For those with multiple rental properties, the IRS allows taxpayers to aggregate all rental activities into a single enterprise. This election makes it easier to meet participation requirements by combining hours worked across all properties rather than satisfying the test for each property separately. Once made, this election is generally binding for future years unless revoked with IRS approval.
The IRS recognizes a range of real estate-related tasks that count toward active participation. Direct involvement in property acquisition, construction, redevelopment, and operational management qualifies. Overseeing renovations, negotiating contracts with contractors, or supervising leasing efforts are considered valid activities.
Handling tenant-related matters also helps meet the criteria. Actively marketing rental properties, screening tenants, preparing lease agreements, and addressing maintenance requests all count. A landlord frequently interacting with tenants, coordinating repairs, and ensuring legal compliance is more likely to meet IRS standards. Hiring a third-party property management company to handle these tasks limits the ability to claim active participation, as delegating core duties reduces direct involvement.

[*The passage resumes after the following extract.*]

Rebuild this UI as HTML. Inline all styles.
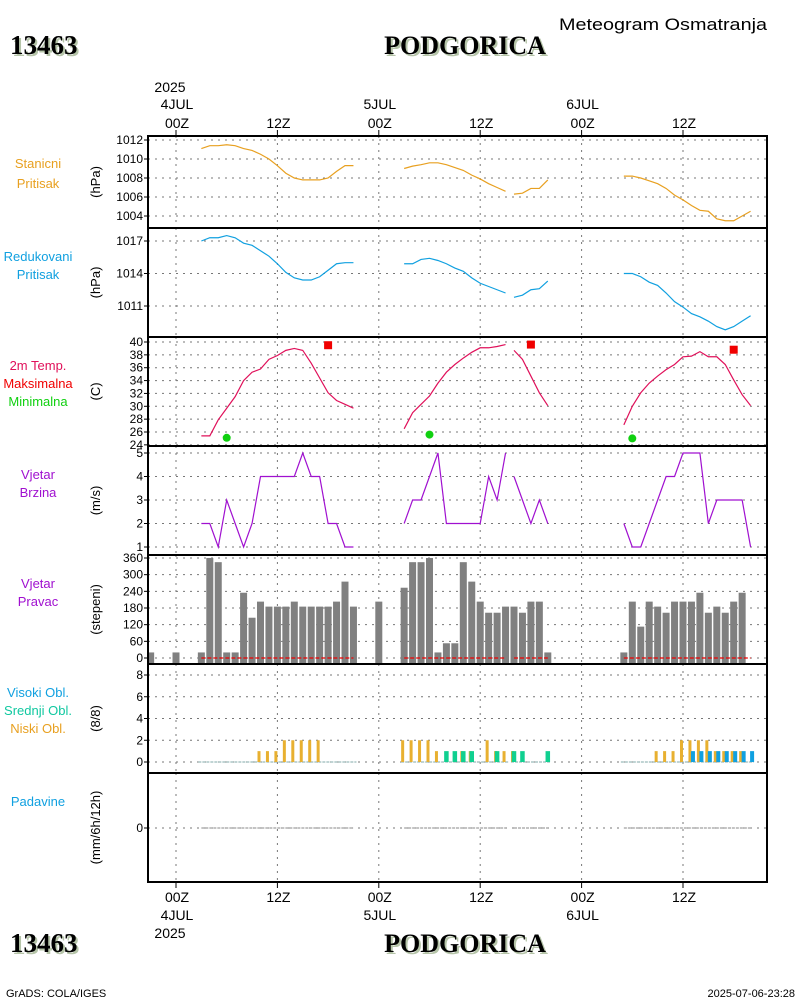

Strategic decision-making also plays a role. Setting rental rates based on market analysis, determining property improvements, or negotiating financing terms for acquisitions contribute to active participation. However, simply reviewing financial statements or approving budgets without direct involvement does not meet IRS criteria.

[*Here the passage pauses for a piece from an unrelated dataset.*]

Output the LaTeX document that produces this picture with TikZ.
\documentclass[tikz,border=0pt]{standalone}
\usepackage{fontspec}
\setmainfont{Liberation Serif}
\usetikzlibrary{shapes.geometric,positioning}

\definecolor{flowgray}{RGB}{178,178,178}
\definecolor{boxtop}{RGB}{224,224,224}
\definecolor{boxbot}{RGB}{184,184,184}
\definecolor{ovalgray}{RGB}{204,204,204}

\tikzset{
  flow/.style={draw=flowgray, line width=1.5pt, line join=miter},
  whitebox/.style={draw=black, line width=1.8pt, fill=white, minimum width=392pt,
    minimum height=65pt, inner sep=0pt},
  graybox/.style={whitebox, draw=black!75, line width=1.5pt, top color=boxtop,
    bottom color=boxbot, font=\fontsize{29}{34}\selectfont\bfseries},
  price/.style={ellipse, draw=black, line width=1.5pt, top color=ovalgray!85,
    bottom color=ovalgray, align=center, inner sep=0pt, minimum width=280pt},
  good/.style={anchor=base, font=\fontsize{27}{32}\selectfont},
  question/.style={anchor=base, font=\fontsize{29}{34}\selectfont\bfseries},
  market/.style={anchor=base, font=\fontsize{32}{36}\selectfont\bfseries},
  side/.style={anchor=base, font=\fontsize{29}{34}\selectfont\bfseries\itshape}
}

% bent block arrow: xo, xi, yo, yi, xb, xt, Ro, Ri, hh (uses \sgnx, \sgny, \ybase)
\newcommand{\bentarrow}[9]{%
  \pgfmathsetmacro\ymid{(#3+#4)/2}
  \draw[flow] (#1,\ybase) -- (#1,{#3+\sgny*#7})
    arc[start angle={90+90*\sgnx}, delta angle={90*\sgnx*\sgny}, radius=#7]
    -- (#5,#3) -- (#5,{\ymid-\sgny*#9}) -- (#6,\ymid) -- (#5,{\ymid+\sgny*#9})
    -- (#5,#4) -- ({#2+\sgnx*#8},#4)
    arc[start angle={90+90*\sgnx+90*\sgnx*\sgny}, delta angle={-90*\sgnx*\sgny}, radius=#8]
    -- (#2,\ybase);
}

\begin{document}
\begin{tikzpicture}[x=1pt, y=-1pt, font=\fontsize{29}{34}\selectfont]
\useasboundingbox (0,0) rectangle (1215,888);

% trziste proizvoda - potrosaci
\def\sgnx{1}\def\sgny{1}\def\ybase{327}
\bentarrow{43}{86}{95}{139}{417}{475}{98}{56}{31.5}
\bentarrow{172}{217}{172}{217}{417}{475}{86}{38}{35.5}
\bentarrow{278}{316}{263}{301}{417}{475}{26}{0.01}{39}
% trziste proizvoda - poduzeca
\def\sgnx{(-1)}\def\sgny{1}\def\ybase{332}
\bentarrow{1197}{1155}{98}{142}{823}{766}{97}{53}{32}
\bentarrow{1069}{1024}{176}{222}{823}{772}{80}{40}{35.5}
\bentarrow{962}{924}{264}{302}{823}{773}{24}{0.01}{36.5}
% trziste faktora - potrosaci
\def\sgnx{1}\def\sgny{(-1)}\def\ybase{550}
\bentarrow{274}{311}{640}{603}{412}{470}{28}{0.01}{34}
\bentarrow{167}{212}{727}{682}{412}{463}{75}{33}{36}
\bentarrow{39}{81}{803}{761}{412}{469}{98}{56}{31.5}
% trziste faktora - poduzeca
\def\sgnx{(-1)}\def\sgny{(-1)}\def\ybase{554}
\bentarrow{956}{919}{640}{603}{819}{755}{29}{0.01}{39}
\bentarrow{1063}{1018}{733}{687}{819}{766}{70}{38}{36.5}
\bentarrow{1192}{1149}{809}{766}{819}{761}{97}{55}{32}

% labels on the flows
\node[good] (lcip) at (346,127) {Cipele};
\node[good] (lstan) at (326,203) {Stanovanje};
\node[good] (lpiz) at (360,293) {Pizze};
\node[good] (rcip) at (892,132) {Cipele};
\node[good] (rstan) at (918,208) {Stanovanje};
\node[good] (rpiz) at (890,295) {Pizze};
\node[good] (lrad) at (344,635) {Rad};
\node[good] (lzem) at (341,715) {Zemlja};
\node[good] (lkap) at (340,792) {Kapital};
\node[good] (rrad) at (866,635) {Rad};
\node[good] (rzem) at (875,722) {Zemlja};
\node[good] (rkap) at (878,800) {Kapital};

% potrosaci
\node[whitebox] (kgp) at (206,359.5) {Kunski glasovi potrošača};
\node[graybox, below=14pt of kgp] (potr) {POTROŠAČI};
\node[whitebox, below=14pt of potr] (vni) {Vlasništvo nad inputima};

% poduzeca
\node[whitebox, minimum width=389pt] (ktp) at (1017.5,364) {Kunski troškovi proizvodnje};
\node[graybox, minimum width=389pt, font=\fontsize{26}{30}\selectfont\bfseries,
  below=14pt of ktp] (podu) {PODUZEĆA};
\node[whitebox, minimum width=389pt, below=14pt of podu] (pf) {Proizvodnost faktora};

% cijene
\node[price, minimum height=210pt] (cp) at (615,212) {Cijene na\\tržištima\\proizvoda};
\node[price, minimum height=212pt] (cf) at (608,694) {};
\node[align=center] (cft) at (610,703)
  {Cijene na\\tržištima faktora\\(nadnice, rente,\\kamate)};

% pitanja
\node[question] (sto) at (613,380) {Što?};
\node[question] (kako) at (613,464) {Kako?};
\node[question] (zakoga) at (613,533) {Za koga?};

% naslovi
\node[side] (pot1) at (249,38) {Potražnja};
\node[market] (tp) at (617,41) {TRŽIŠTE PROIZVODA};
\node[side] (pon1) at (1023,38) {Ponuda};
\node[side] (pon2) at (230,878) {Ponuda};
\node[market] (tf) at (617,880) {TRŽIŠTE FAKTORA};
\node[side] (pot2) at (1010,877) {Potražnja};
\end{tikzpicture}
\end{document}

Maintaining proper records is essential for qualifying as an active real estate professional. Without clear documentation, proving compliance with IRS requirements becomes difficult, especially in an audit. While the IRS does not mandate a specific format for tracking time, courts have consistently ruled that contemporaneous records—kept in real-time rather than created retroactively—carry more weight.
A detailed log should include dates, descriptions of tasks performed, duration of time spent, and relevant documentation such as emails, invoices, or meeting notes. Digital tools like spreadsheets, time-tracking apps, or property management software can streamline this process. For example, an investor negotiating a lease renewal should document the time spent, save email exchanges with the tenant, and retain updated lease agreements. These records substantiate material participation and help assess whether the necessary thresholds are met throughout the year.
Once a taxpayer qualifies as an active real estate professional, proper tax reporting ensures compliance with IRS regulations. Claiming this status affects how rental income and losses are treated, and errors in reporting can lead to audits, penalties, or disallowed deductions.
Real estate professionals report rental income and expenses on Schedule E (Form 1040), but unlike passive investors, they can deduct rental losses against non-passive income. Taxpayers must attach a statement to their return confirming their real estate professional status and detailing their material participation. If they elect to aggregate rental activities, this election must also be included. Supporting documentation, such as time logs and business records, should be readily available if the IRS requests verification.
If real estate activities generate a net operating loss (NOL), it can be carried forward or, in some cases, carried back to offset prior years’ income under IRS rules. Properly utilizing NOLs requires careful planning to comply with limitations under Section 172 of the Internal Revenue Code. Misreporting or failing to meet participation thresholds can result in the IRS reclassifying rental losses as passive, limiting their deductibility and potentially increasing tax liability.